I watch Lucifers dreambox quite a lot, but instead of feeling like I was numbing my brain with mindless garbage, some of these shows gave me a real sense of enjoyment. Over the next few weeks in "Axe-wielding Maniacs" I'll be talking about some of my favorite prematurely cancelled shows, starting of with Glee's predecessor, Popular.


Popular: Created by Gina Matthews and Glee's co-creator Ryan Murphy, Popular focuses on life in high-school. The two main characters, Brooke and Sam, are from different "groups". Brooke is popular, the schools sweetheart and prom-queen, while Sam, an aspiring journalist, tries her hardest to be different. When their single parents fall in love and get married, they are forced to live under the same roof and end up growing close and even become good friends. The other members of their stereotypical cliques also start of as polar opposites. Brooke, head-cheerleader of the Glamazons, is joined by bitchy, manipulative Nicole who aids Brooke in her popularity, while also being massively jealous, the Southern Mary Cherry, slightly unhinged daughter of a rich business woman who can get anything done with her money and the hair-twirling Latina Poppy Fresh. On the other side of the divide are Harrison John, he used to be friends with Brooke and still has a crush on her, but is now Sams partner in crime, Carmen Ferrara, who wants nothing more than to be popular and even ends up joining the Glamazons, despite her friends' dissaproval, and animal rights activist Lilly Esposito, who rejects the idea that popularity should be the main goal in life.

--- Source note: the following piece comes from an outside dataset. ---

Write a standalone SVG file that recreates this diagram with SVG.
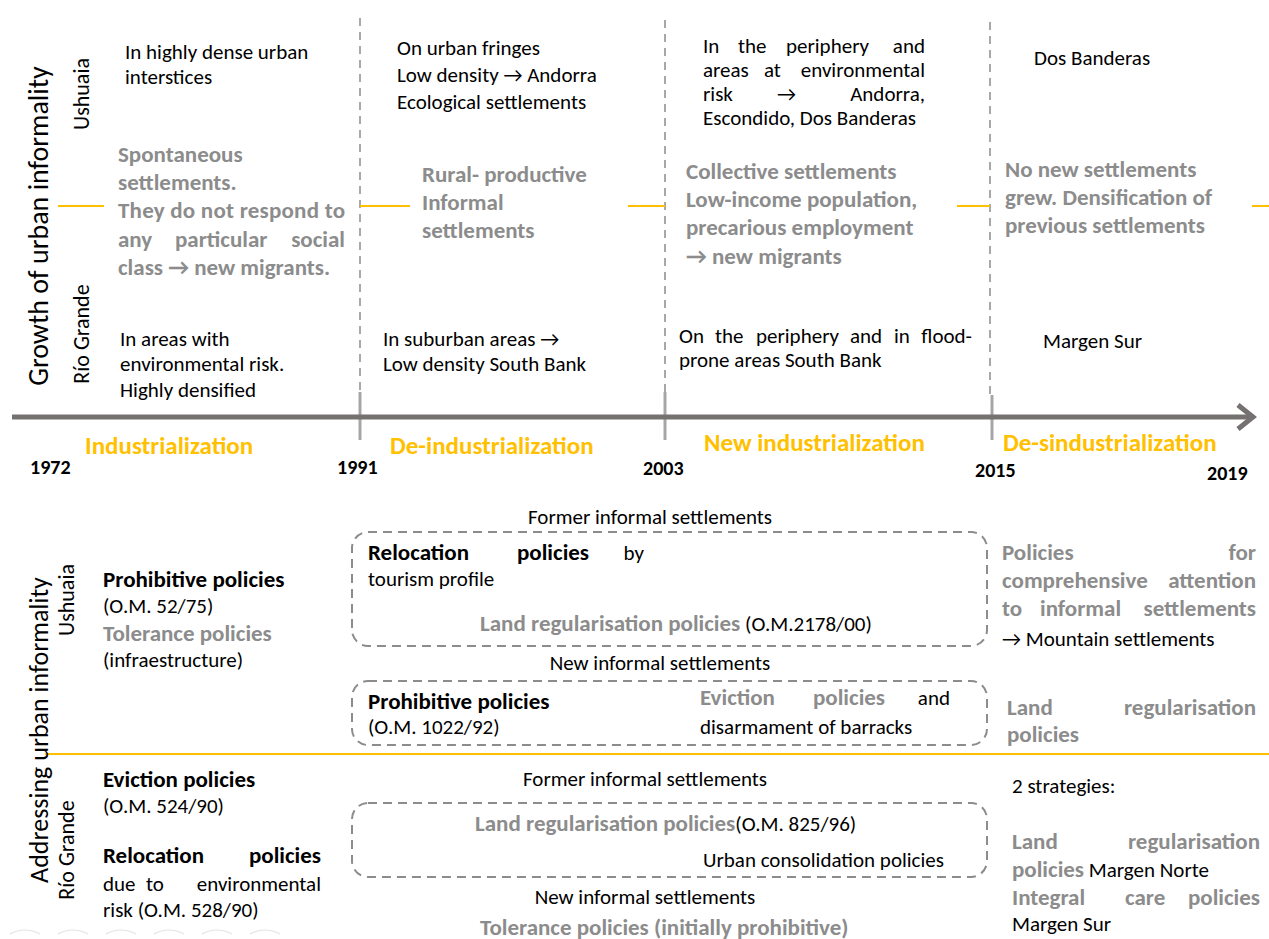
<svg xmlns="http://www.w3.org/2000/svg" width="1269" height="939" viewBox="0 0 1269 939">
  <defs>
    <style>
      text { font-family: Carlito, Lato, "Liberation Sans", sans-serif; font-size: 21px; fill: #000; }
      .g { fill: #8c8c8c; font-weight: bold; font-size: 23px; }
      .b { font-weight: bold; font-size: 23px; }
      .per { fill: #ffc000; font-weight: bold; font-size: 25px; }
      .yr { font-weight: bold; font-size: 20px; }
      .big { font-size: 28px; }
      .big2 { font-size: 26px; }
      .side { font-size: 22px; }
      .mid { text-anchor: middle; }
      .end { text-anchor: end; }
      .dash { stroke: #8c8c8c; stroke-width: 1.5; stroke-dasharray: 8 6; fill: none; }
      .box { stroke: #8c8c8c; stroke-width: 2; stroke-dasharray: 9 6; fill: none; }
      .tick { stroke: #a6a6a6; stroke-width: 3; }
      .or { stroke: #ffc000; stroke-width: 2; }
    </style>
  </defs>
  <rect width="1269" height="939" fill="#fff"/>

  <!-- timeline, period separators and row dividers -->
  <g id="connectors">
    <line class="dash" x1="360" y1="18" x2="360" y2="392"/>
    <line class="dash" x1="665" y1="20" x2="665" y2="392"/>
    <line class="dash" x1="990" y1="22" x2="990" y2="395"/>
    <line class="tick" x1="360" y1="392" x2="360" y2="440"/>
    <line class="tick" x1="665" y1="392" x2="665" y2="440"/>
    <line class="tick" x1="992" y1="395" x2="992" y2="440"/>
    <line x1="12" y1="417" x2="1250" y2="417" stroke="#767171" stroke-width="5"/>
    <polyline points="1238,405 1253,417 1238,429" fill="none" stroke="#767171" stroke-width="5"/>
    <line class="or" x1="58" y1="206" x2="104" y2="206"/>
    <line class="or" x1="360" y1="206" x2="410" y2="206"/>
    <line class="or" x1="628" y1="206" x2="665" y2="206"/>
    <line class="or" x1="957" y1="206" x2="990" y2="206"/>
    <line class="or" x1="1252" y1="206" x2="1269" y2="206"/>
    <line class="or" x1="45" y1="754" x2="1269" y2="754"/>
  </g>

  <!-- row titles -->
  <g id="titles">
    <text class="big mid" transform="translate(48,226) rotate(-90)">Growth of urban informality</text>
    <text class="side mid" transform="translate(89,94) rotate(-90)">Ushuaia</text>
    <text class="side mid" transform="translate(89,334) rotate(-90)">Río Grande</text>
    <text class="big2 mid" transform="translate(48,730) rotate(-90)">Addressing urban informality</text>
    <text class="side mid" transform="translate(74,600) rotate(-90)">Ushuaia</text>
    <text class="side mid" transform="translate(74,850) rotate(-90)">Río Grande</text>
  </g>

  <!-- periods and years -->
  <g id="periods">
    <text class="per" x="85" y="454">Industrialization</text>
    <text class="per" x="390" y="454">De-industrialization</text>
    <text class="per" x="704" y="451">New industrialization</text>
    <text class="per" x="1003" y="451">De-sindustrialization</text>
    <text class="yr" x="30" y="474">1972</text>
    <text class="yr" x="337" y="474">1991</text>
    <text class="yr" x="643" y="475">2003</text>
    <text class="yr" x="975" y="477">2015</text>
    <text class="yr" x="1207" y="480">2019</text>
  </g>

  <!-- growth: Ushuaia -->
  <g id="u1972">
    <text x="125" y="59">In highly dense urban</text>
    <text x="125" y="84">interstices</text>
  </g>
  <g id="u1991">
    <text x="397" y="55">On urban fringes</text>
    <text x="397" y="82">Low density → Andorra</text>
    <text x="397" y="109">Ecological settlements</text>
  </g>
  <g id="u2003">
    <text x="703" y="53">In</text>
    <text x="738" y="53">the</text>
    <text x="786" y="53">periphery</text>
    <text class="end" x="925" y="53">and</text>
    <text x="703" y="77">areas</text>
    <text x="764" y="77">at</text>
    <text class="end" x="925" y="77">environmental</text>
    <text x="703" y="101">risk</text>
    <text x="777" y="101">→</text>
    <text class="end" x="925" y="101">Andorra,</text>
    <text x="703" y="125">Escondido, Dos Banderas</text>
  </g>
  <g id="u2015">
    <text x="1034" y="65">Dos Banderas</text>
  </g>

  <!-- growth: settlement types -->
  <g id="t1972">
    <text class="g" x="118" y="162">Spontaneous</text>
    <text class="g" x="118" y="190">settlements.</text>
    <text class="g" x="118" y="218" textLength="227" lengthAdjust="spacing">They do not respond to</text>
    <text class="g" x="118" y="247">any</text>
    <text class="g" x="175" y="247">particular</text>
    <text class="g end" x="345" y="247">social</text>
    <text class="g" x="118" y="275">class → new migrants.</text>
  </g>
  <g id="t1991">
    <text class="g" x="422" y="182">Rural- productive</text>
    <text class="g" x="422" y="210">Informal</text>
    <text class="g" x="422" y="238">settlements</text>
  </g>
  <g id="t2003">
    <text class="g" x="686" y="179">Collective settlements</text>
    <text class="g" x="686" y="207">Low-income population,</text>
    <text class="g" x="686" y="235">precarious employment</text>
    <text class="g" x="686" y="264">→ new migrants</text>
  </g>
  <g id="t2015">
    <text class="g" x="1005" y="177">No new settlements</text>
    <text class="g" x="1005" y="205">grew. Densification of</text>
    <text class="g" x="1005" y="233">previous settlements</text>
  </g>

  <!-- growth: Río Grande -->
  <g id="r1972">
    <text x="120" y="346">In areas with</text>
    <text x="120" y="371">environmental risk.</text>
    <text x="120" y="397">Highly densified</text>
  </g>
  <g id="r1991">
    <text x="383" y="346">In suburban areas →</text>
    <text x="383" y="371">Low density South Bank</text>
  </g>
  <g id="r2003">
    <text x="679" y="343">On</text>
    <text x="715" y="343">the</text>
    <text x="756" y="343">periphery</text>
    <text x="850" y="343">and</text>
    <text x="894" y="343">in</text>
    <text class="end" x="972" y="343">flood-</text>
    <text x="679" y="367">prone areas South Bank</text>
  </g>
  <g id="r2015">
    <text x="1043" y="348">Margen Sur</text>
  </g>

  <!-- policies: Ushuaia -->
  <g id="pu1972">
    <text class="b" x="103" y="587">Prohibitive policies</text>
    <text x="103" y="613">(O.M. 52/75)</text>
    <text class="g" x="103" y="641">Tolerance policies</text>
    <text x="103" y="667">(infraestructure)</text>
  </g>
  <g id="pu-former">
    <text class="mid" x="650" y="524">Former informal settlements</text>
    <rect class="box" x="352" y="532" width="635" height="114" rx="16"/>
    <text class="b" x="368" y="560">Relocation</text>
    <text class="b" x="517" y="560">policies</text>
    <text class="end" x="644" y="560">by</text>
    <text x="368" y="586">tourism profile</text>
    <text x="480" y="631"><tspan class="g">Land regularisation policies</tspan> (O.M.2178/00)</text>
  </g>
  <g id="pu-new">
    <text class="mid" x="660" y="670">New informal settlements</text>
    <rect class="box" x="352" y="681" width="635" height="64" rx="16"/>
    <text class="b" x="368" y="709">Prohibitive policies</text>
    <text x="368" y="734">(O.M. 1022/92)</text>
    <text class="g" x="700" y="705">Eviction</text>
    <text class="g" x="813" y="705">policies</text>
    <text class="end" x="950" y="705">and</text>
    <text x="700" y="734">disarmament of barracks</text>
  </g>
  <g id="pu2015">
    <text class="g" x="1002" y="560">Policies</text>
    <text class="g end" x="1256" y="560">for</text>
    <text class="g" x="1002" y="588">comprehensive</text>
    <text class="g end" x="1256" y="588">attention</text>
    <text class="g" x="1002" y="616">to</text>
    <text class="g" x="1040" y="616">informal</text>
    <text class="g end" x="1256" y="616">settlements</text>
    <text x="1002" y="646">→ Mountain settlements</text>
    <text class="g" x="1007" y="715">Land</text>
    <text class="g end" x="1256" y="715">regularisation</text>
    <text class="g" x="1007" y="742">policies</text>
  </g>

  <!-- policies: Río Grande -->
  <g id="pr1972">
    <text class="b" x="103" y="787">Eviction policies</text>
    <text x="103" y="813">(O.M. 524/90)</text>
    <text class="b" x="103" y="863">Relocation</text>
    <text class="b end" x="321" y="863">policies</text>
    <text x="103" y="891">due</text>
    <text x="146" y="891">to</text>
    <text class="end" x="321" y="891">environmental</text>
    <text x="103" y="917">risk (O.M. 528/90)</text>
  </g>
  <g id="pr-former">
    <text class="mid" x="645" y="786">Former informal settlements</text>
    <rect class="box" x="352" y="803" width="635" height="74" rx="16"/>
    <text x="475" y="831"><tspan class="g">Land regularisation policies</tspan>(O.M. 825/96)</text>
    <text x="703" y="867">Urban consolidation policies</text>
  </g>
  <g id="pr-new">
    <text class="mid" x="645" y="904">New informal settlements</text>
    <text class="g" x="480" y="935">Tolerance policies (initially prohibitive)</text>
  </g>
  <g id="pr2015">
    <text x="1012" y="793">2 strategies:</text>
    <text class="g" x="1012" y="849">Land</text>
    <text class="g end" x="1260" y="849">regularisation</text>
    <text x="1012" y="877"><tspan class="g">policies</tspan> Margen Norte</text>
    <text class="g" x="1012" y="905">Integral</text>
    <text class="g" x="1125" y="905">care</text>
    <text class="g end" x="1260" y="905">policies</text>
    <text x="1012" y="931">Margen Sur</text>
  </g>

  <!-- faint arcs along the bottom edge -->
  <g id="arcs" fill="none" stroke="#e3e3e3" stroke-width="1.2">
    <path d="M10,934 Q25,926 40,934"/>
    <path d="M58,934 Q73,926 88,934"/>
    <path d="M106,934 Q121,926 136,934"/>
    <path d="M154,934 Q169,926 184,934"/>
    <path d="M202,934 Q217,926 232,934"/>
    <path d="M250,934 Q265,926 280,934"/>
  </g>
</svg>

 You can tell Popular was co-created by the same person involved in Glee. It tackles very similar issues such as the desperate wish for peer approval and also the fall of a prom-queens status, issues with being gay and being accepted for who you are, striving for your own goals no matter what. It even has a near identical story-arc involving three almost indistinguishable characters. Brooke McQueen/Quinn Fabray, the blond prom queen and captain of the cheer-leading team who used to have eating-issues, used to date the schools popular, but friendly quarterback Josh Ford/Finn Hudson. Josh Ford/Finn Hudson tires of his girlfriends need to be the best and falls in love with the outsider Carmen Ferrara/Rachel Berry, a very talented girl but not without her own body hang-ups and insecurities, thinking that her boyfriend still prefers his more "beautiful" ex over them.

But while Glee seems very much stuck in a push-and-pull of a parody and not offending it's millions of fans who seem to actually want the thing they started out making fun of, Popular became more and more a commentary on the ridiculous image those teenage drama/comedy shows portray of life in high-school. It shows the harshness of being a teenager by overemphasizing the silly problems they come across in the usual programs aimed at teens with their cartoonish characters and ridiculous plotlines offset by some real painful situations and more realistic insecurities.


I enjoy watching Glee, but after having known Popular first, I can't help but wish they'd given that the time and effort that has gone into promoting it's musical successor, just to see where they could have taken it.